Ok, pay for it all from within the community, and we'll give you the allocation of funds to cover the "assumption of £300 per premise and up to 50%". What returns are investors/parishes & CIC's expected to get to repay any money borrowed against the project to fund it? And, more importantly, who will actually own the infrastructure - the community or the contractor/telco used to build/connect to it?

If procuring services, you will need to comply with public procurement rules appropriate to any contracts you put out to tender, and you will need to treat all bidders transparently and equally in your procurement process(es).

If you have to talk to/go through a telco to set this all up before putting out to tender, how can it be transparent tendering if you then award them the contract? Who will pay for the tender if it has to go through TED/OJEU?

Every single cost is already known for each technology. Except ONE. Backhaul. Where is the solution for getting affordable backhaul to each and every one of the communities in the final 10% or the Final Third?


Somerset said...

Time to publish the state of every individual post code in the UK.

Anonymous said...

1. It isn't just the ownership of the equipment but also the regulation of the highly restrictive practices demanded by the main incumbent e.g. for their PIA "products".

2. It seems as if your community is expected to guess what the implementation costs are (long before any tender invitations are prepared) then demonstrate that you can raise 50% of those undefined costs AND arrange an unsecured bridging loan for the remainder just to be able to apply for the grant.

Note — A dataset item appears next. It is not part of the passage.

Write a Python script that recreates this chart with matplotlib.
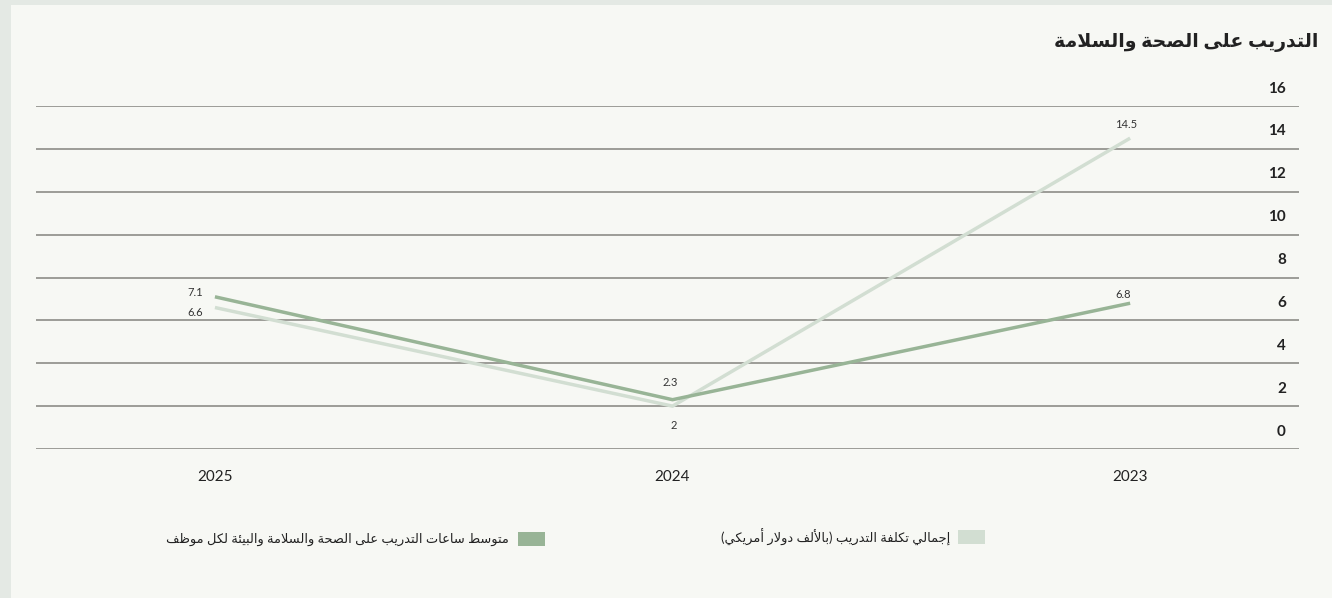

In Ewhurst's case after jumping through all the regulatory hoops - including in our case raising an unsecured bridging loan agreement for £180,000 - we were provided with a non-compliant BT bid which we were obliged to reject, only to find BT had, under a non-disclosure agreement with SEEDA, decided to contradict their previous statement that they would not install any equipment in the area.

What encouragement does this provide for "Big Society" involvement ?

chris said...

Reading this post 6 months later I now totally understand it...
What a mess.

chris said...

Reading this post 18 months later and still no support for rural broadband projects it makes you wonder doesn't it?